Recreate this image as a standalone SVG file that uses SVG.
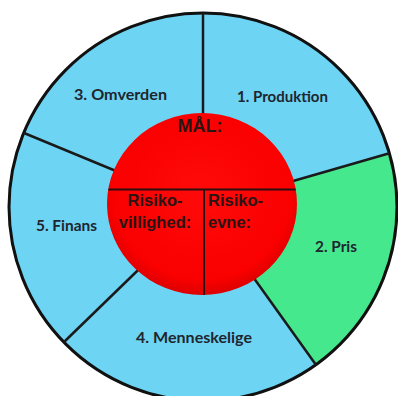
<svg xmlns="http://www.w3.org/2000/svg" width="398" height="396" viewBox="0 0 398 396">
  <defs>
    <radialGradient id="red" cx="0.5" cy="0.45" r="0.55">
      <stop offset="0" stop-color="#ff0a0a"/>
      <stop offset="0.85" stop-color="#fa0000"/>
      <stop offset="1" stop-color="#dd0000"/>
    </radialGradient>
    <clipPath id="inner"><ellipse cx="202" cy="204" rx="95" ry="91"/></clipPath>
  </defs>
  <style>
    .seg { font-family: Lato, "Open Sans", sans-serif; font-weight: bold; font-size: 15px; fill: #1e262e; text-anchor: middle; }
    .red { font-family: "Liberation Sans", Arial, sans-serif; font-weight: bold; fill: #2a1414; }
    .div { stroke: #1a1a1a; stroke-width: 2.5; fill: none; }
  </style>
  <rect width="398" height="396" fill="#ffffff"/>
  <g id="ring">
    <circle cx="203" cy="207" r="194" fill="#6ed4f4"/>
    <path id="pris-sector" d="M203 207 L389.4 153.2 A194 194 0 0 1 315.9 364.8 Z" fill="#46e88e"/>
    <circle cx="203" cy="207" r="194" fill="none" stroke="#111" stroke-width="3"/>
  </g>
  <g id="connectors">
    <line class="div" x1="203" y1="207" x2="203" y2="13"/>
    <line class="div" x1="203" y1="207" x2="24" y2="133"/>
    <line class="div" x1="203" y1="207" x2="389.4" y2="153.2" stroke-width="4"/>
    <line class="div" x1="203" y1="207" x2="315.9" y2="364.8"/>
    <line class="div" x1="203" y1="207" x2="64" y2="342"/>
  </g>
  <g id="node-produktion"><text class="seg" x="282.5" y="102" textLength="91" lengthAdjust="spacingAndGlyphs">1. Produktion</text></g>
  <g id="node-omverden"><text class="seg" x="120.5" y="100" textLength="93" lengthAdjust="spacingAndGlyphs">3. Omverden</text></g>
  <g id="node-finans"><text class="seg" x="66.5" y="231" textLength="61" lengthAdjust="spacingAndGlyphs">5. Finans</text></g>
  <g id="node-pris"><text class="seg" x="336" y="252" textLength="42" lengthAdjust="spacingAndGlyphs">2. Pris</text></g>
  <g id="node-menneskelige"><text class="seg" x="194" y="343" textLength="116" lengthAdjust="spacingAndGlyphs">4. Menneskelige</text></g>
  <g id="node-maal">
    <ellipse cx="202" cy="204" rx="95" ry="91" fill="url(#red)"/>
    <line x1="107" y1="189.5" x2="297" y2="189.5" stroke="#2a1010" stroke-width="2" clip-path="url(#inner)"/>
    <line x1="204" y1="189.5" x2="204" y2="297" stroke="#2a1010" stroke-width="2" clip-path="url(#inner)"/>
    <text class="red" x="200" y="132" font-size="18" text-anchor="middle">MÅL:</text>
    <text class="red" font-size="16.5" text-anchor="middle"><tspan x="155" y="206">Risiko-</tspan><tspan x="155" y="228">villighed:</tspan></text>
    <text class="red" font-size="16.5"><tspan x="208" y="206">Risiko-</tspan><tspan x="208" y="228">evne:</tspan></text>
  </g>
</svg>
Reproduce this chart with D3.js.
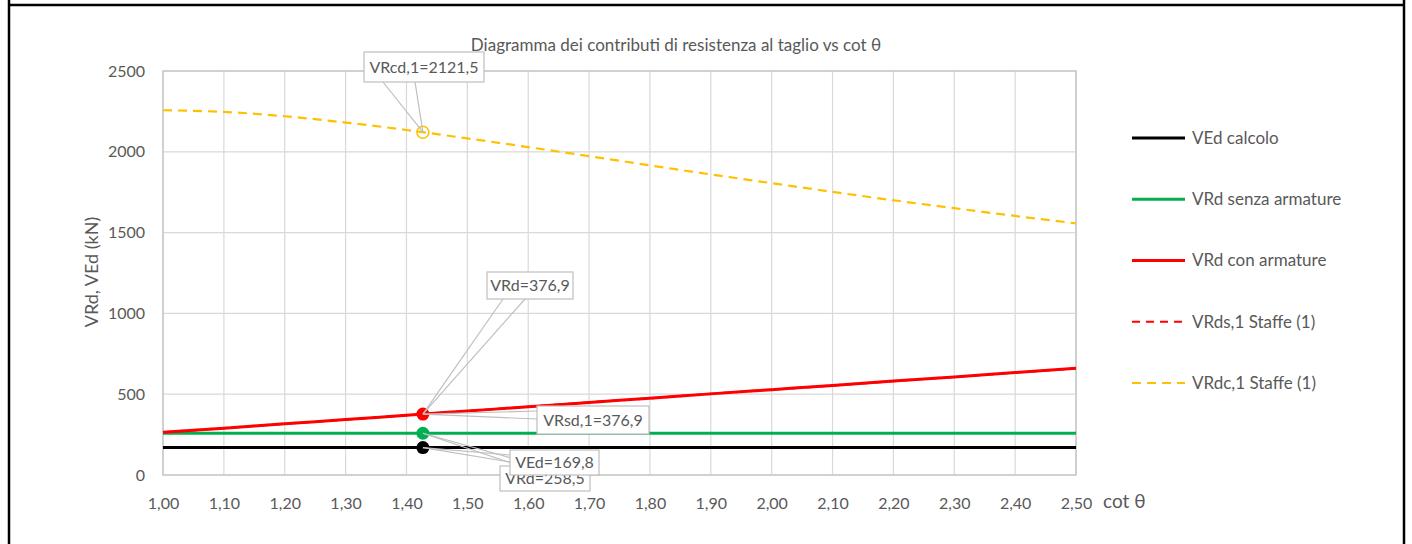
<!DOCTYPE html>
<html>
<head>
<meta charset="utf-8">
<script src="https://cdn.jsdelivr.net/npm/d3@7"></script>
<style>
  body { margin: 0; background: #fff; }
  svg { display: block; font-family: Lato, "Open Sans", sans-serif; }
</style>
</head>
<body>
<svg id="chart" width="1412" height="544"></svg>
<script>
// data
var cotTheta = [1.0, 1.1, 1.2, 1.3, 1.4, 1.5, 1.6, 1.7, 1.8, 1.9, 2.0, 2.1, 2.2, 2.3, 2.4, 2.5];
var vEd   = [169.8, 169.8, 169.8, 169.8, 169.8, 169.8, 169.8, 169.8, 169.8, 169.8, 169.8, 169.8, 169.8, 169.8, 169.8, 169.8];
var vRdNoArm = [258.5, 258.5, 258.5, 258.5, 258.5, 258.5, 258.5, 258.5, 258.5, 258.5, 258.5, 258.5, 258.5, 258.5, 258.5, 258.5];
var vRsd  = [264, 290, 317, 343, 370, 396, 422, 449, 475, 502, 528, 554, 581, 607, 634, 660];
var vRcd  = [2257, 2247, 2220, 2181, 2135, 2083, 2029, 1973, 1916, 1860, 1806, 1752, 1700, 1651, 1603, 1557];
var vRdArm = [264, 290, 317, 343, 370, 396, 422, 449, 475, 502, 528, 554, 581, 607, 634, 660];

var xTicks = [1.0, 1.1, 1.2, 1.3, 1.4, 1.5, 1.6, 1.7, 1.8, 1.9, 2.0, 2.1, 2.2, 2.3, 2.4, 2.5];
var yTicks = [0, 500, 1000, 1500, 2000, 2500];

// design point
var pointCot = 1.427;
var pointVals = { vEd: 169.8, vRdNoArm: 258.5, vRd: 376.9, vRsd: 376.9, vRcd: 2121.5 };

var svg = d3.select("#chart");
var x = d3.scaleLinear().domain([1, 2.5]).range([163, 1076]);
var y = d3.scaleLinear().domain([0, 2500]).range([475, 71]);
var textCol = "#595959";
var fmt = function(v) { return d3.format(".1f")(v).replace(".", ","); };

// outer frame
svg.append("line").attr("x1", 8).attr("x2", 1405).attr("y1", 5).attr("y2", 5).attr("stroke", "#000").attr("stroke-width", 2.5);
svg.append("line").attr("x1", 9).attr("x2", 9).attr("y1", 0).attr("y2", 544).attr("stroke", "#000").attr("stroke-width", 2.5);
svg.append("line").attr("x1", 1404).attr("x2", 1404).attr("y1", 0).attr("y2", 544).attr("stroke", "#000").attr("stroke-width", 2.5);

// gridlines
svg.append("g").selectAll("line").data(xTicks).enter().append("line")
  .attr("x1", function(d) { return x(d); }).attr("x2", function(d) { return x(d); })
  .attr("y1", y(2500)).attr("y2", y(0))
  .attr("stroke", "#d9d9d9").attr("stroke-width", 1.2);
svg.append("g").selectAll("line").data(yTicks).enter().append("line")
  .attr("x1", x(1)).attr("x2", x(2.5))
  .attr("y1", function(d) { return y(d); }).attr("y2", function(d) { return y(d); })
  .attr("stroke", "#d9d9d9").attr("stroke-width", 1.2);

// plot border
svg.append("rect").attr("x", x(1)).attr("y", y(2500)).attr("width", x(2.5) - x(1)).attr("height", y(0) - y(2500))
  .attr("fill", "none").attr("stroke", "#c8c8c8").attr("stroke-width", 1.5);

// axes (labels only)
var xAxis = svg.append("g").attr("transform", "translate(0," + y(0) + ")")
  .call(d3.axisBottom(x).tickValues(xTicks).tickSize(0).tickPadding(23).tickFormat(function(d) { return d3.format(".2f")(d).replace(".", ","); }));
var yAxis = svg.append("g").attr("transform", "translate(" + x(1) + ",0)")
  .call(d3.axisLeft(y).tickValues(yTicks).tickSize(0).tickPadding(18).tickFormat(d3.format("d")));
[xAxis, yAxis].forEach(function(a) {
  a.select(".domain").remove();
  a.selectAll("text").attr("fill", textCol).style("font-size", "16px").style("font-family", "Lato, sans-serif");
});

// titles
svg.append("text").attr("x", 676).attr("y", 51).attr("text-anchor", "middle")
  .attr("fill", textCol).style("font-size", "17px").text("Diagramma dei contributi di resistenza al taglio vs cot θ");
svg.append("text").attr("transform", "translate(98,272) rotate(-90)").attr("text-anchor", "middle")
  .attr("fill", textCol).style("font-size", "18px").text("VRd, VEd (kN)");
svg.append("text").attr("x", 1103).attr("y", 508)
  .attr("fill", textCol).style("font-size", "19px").text("cot θ");

// series
var series = [
  { name: "VEd calcolo", values: vEd, color: "#000000", dash: null, width: 3 },
  { name: "VRd senza armature", values: vRdNoArm, color: "#00b050", dash: null, width: 3 },
  { name: "VRds,1 Staffe (1)", values: vRsd, color: "#ff0000", dash: "8,6", width: 2.2 },
  { name: "VRd con armature", values: vRdArm, color: "#ff0000", dash: null, width: 3 },
  { name: "VRdc,1 Staffe (1)", values: vRcd, color: "#ffc000", dash: "9,6", width: 2.2 }
];
var line = d3.line()
  .x(function(d, i) { return x(cotTheta[i]); })
  .y(function(d) { return y(d); })
  .curve(d3.curveMonotoneX);
svg.append("g").selectAll("path").data(series).enter().append("path")
  .attr("d", function(s) { return line(s.values); })
  .attr("fill", "none")
  .attr("stroke", function(s) { return s.color; })
  .attr("stroke-width", function(s) { return s.width; })
  .attr("stroke-dasharray", function(s) { return s.dash; });

// markers at the design point
svg.append("circle").attr("cx", x(pointCot)).attr("cy", y(pointVals.vRcd)).attr("r", 6)
  .attr("fill", "none").attr("stroke", "#ffc000").attr("stroke-width", 1.5);
svg.append("circle").attr("cx", x(pointCot)).attr("cy", y(pointVals.vRd)).attr("r", 6.5).attr("fill", "#ff0000");
svg.append("circle").attr("cx", x(pointCot)).attr("cy", y(pointVals.vRdNoArm)).attr("r", 6.5).attr("fill", "#00b050");
svg.append("circle").attr("cx", x(pointCot)).attr("cy", y(pointVals.vEd)).attr("r", 6.5).attr("fill", "#000");

// callouts: box position and wedge base
var callouts = [
  { text: "VRcd,1=" + fmt(pointVals.vRcd), v: pointVals.vRcd, box: [364, 52, 120, 30], base: [[383, 82], [415, 82]] },
  { text: "VRd=" + fmt(pointVals.vRd), v: pointVals.vRd, box: [487, 272, 86, 27], base: [[503, 299], [525, 299]] },
  { text: "VRsd,1=" + fmt(pointVals.vRsd), v: pointVals.vRsd, box: [537, 406, 112, 28], base: [[537, 411], [537, 419]] },
  { text: "VRd=" + fmt(pointVals.vRdNoArm), v: pointVals.vRdNoArm, box: [500, 466, 90, 25], base: [[520, 466], [540, 466]] },
  { text: "VEd=" + fmt(pointVals.vEd), v: pointVals.vEd, box: [510, 450, 89, 25], base: [[510, 455], [510, 462]] }
];
var cg = svg.append("g").selectAll("g").data(callouts).enter().append("g");
cg.each(function(c) {
  var g = d3.select(this);
  var px = x(pointCot), py = y(c.v);
  c.base.forEach(function(b) {
    g.append("line").attr("x1", px).attr("y1", py).attr("x2", b[0]).attr("y2", b[1])
      .attr("stroke", "#bfbfbf").attr("stroke-width", 1.2);
  });
  g.append("rect").attr("x", c.box[0]).attr("y", c.box[1]).attr("width", c.box[2]).attr("height", c.box[3])
    .attr("fill", "#fff").attr("stroke", "#bfbfbf").attr("stroke-width", 1.2);
  g.append("text").attr("x", c.box[0] + c.box[2] / 2).attr("y", c.box[1] + c.box[3] / 2).attr("dy", "0.35em")
    .attr("text-anchor", "middle").attr("fill", textCol).style("font-size", "16px").text(c.text);
});

// legend
var legendOrder = ["VEd calcolo", "VRd senza armature", "VRd con armature", "VRds,1 Staffe (1)", "VRdc,1 Staffe (1)"];
var legendY = d3.scalePoint().domain(legendOrder).range([138, 383]);
var lg = svg.append("g").selectAll("g").data(legendOrder).enter().append("g")
  .attr("transform", function(d) { return "translate(1132," + legendY(d) + ")"; });
lg.append("line").attr("x1", 0).attr("x2", 53)
  .attr("stroke", function(d) { return series.find(function(s) { return s.name === d; }).color; })
  .attr("stroke-width", function(d) { return series.find(function(s) { return s.name === d; }).width; })
  .attr("stroke-dasharray", function(d) { return series.find(function(s) { return s.name === d; }).dash; });
lg.append("text").attr("x", 60).attr("dy", "0.35em").attr("fill", textCol).style("font-size", "17px").text(function(d) { return d; });
</script>
</body>
</html>
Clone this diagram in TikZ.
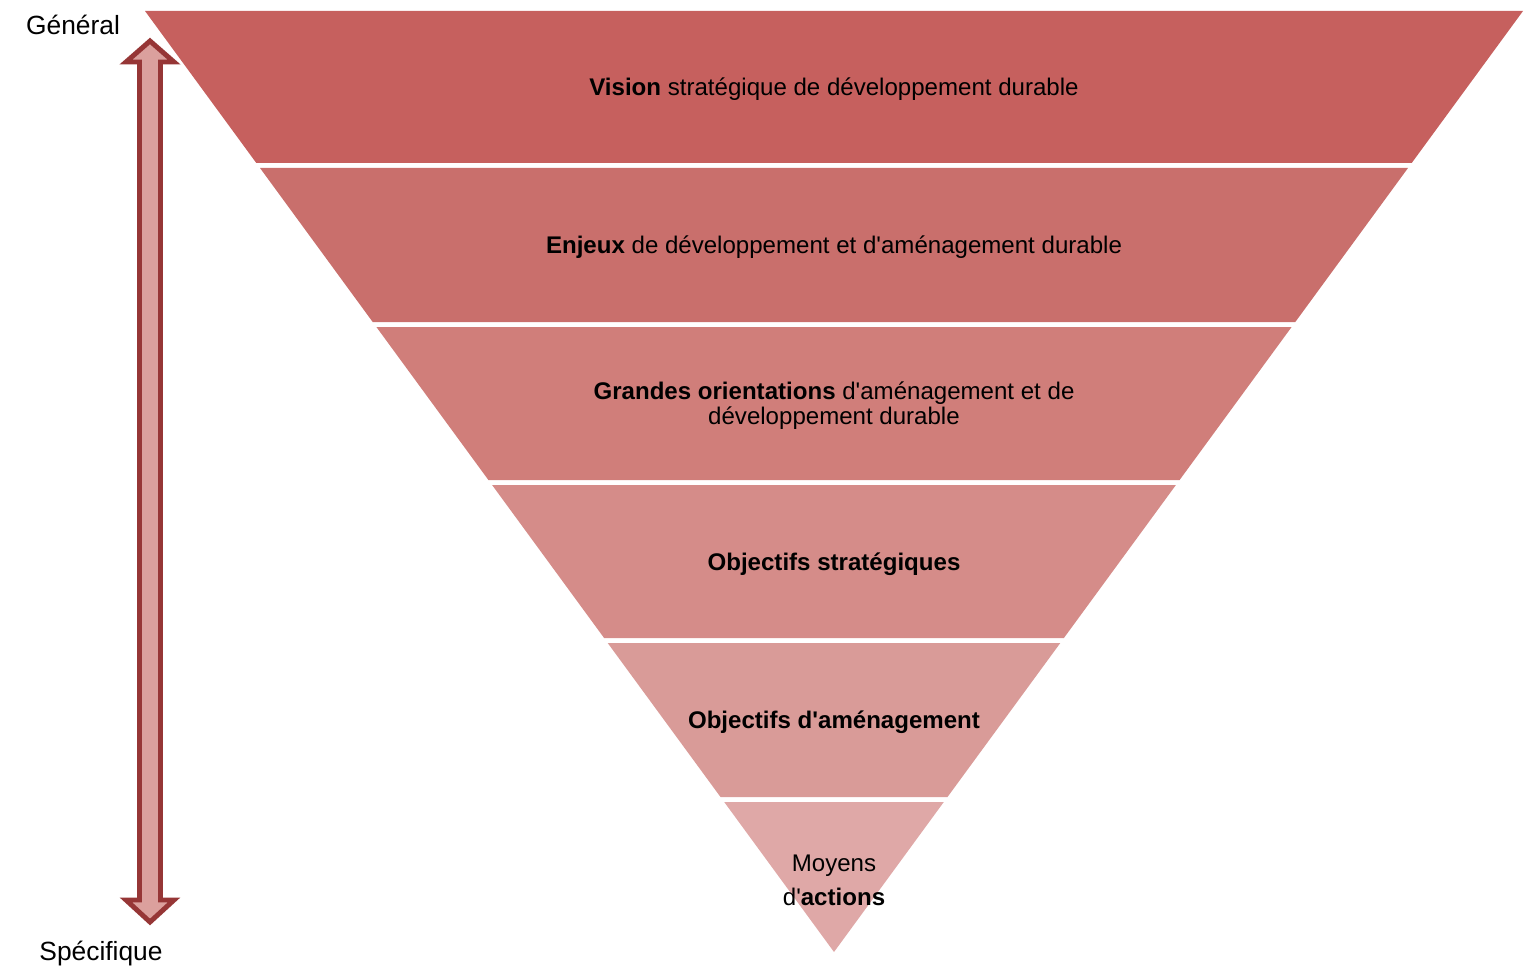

*****

## Exercise details
Extract all lines from the data in which "chart" is found.

## Expected answer
Reproduce this chart with D3.js.
<svg id="chart" width="1412" height="544"></svg>
var svg = d3.select("#chart");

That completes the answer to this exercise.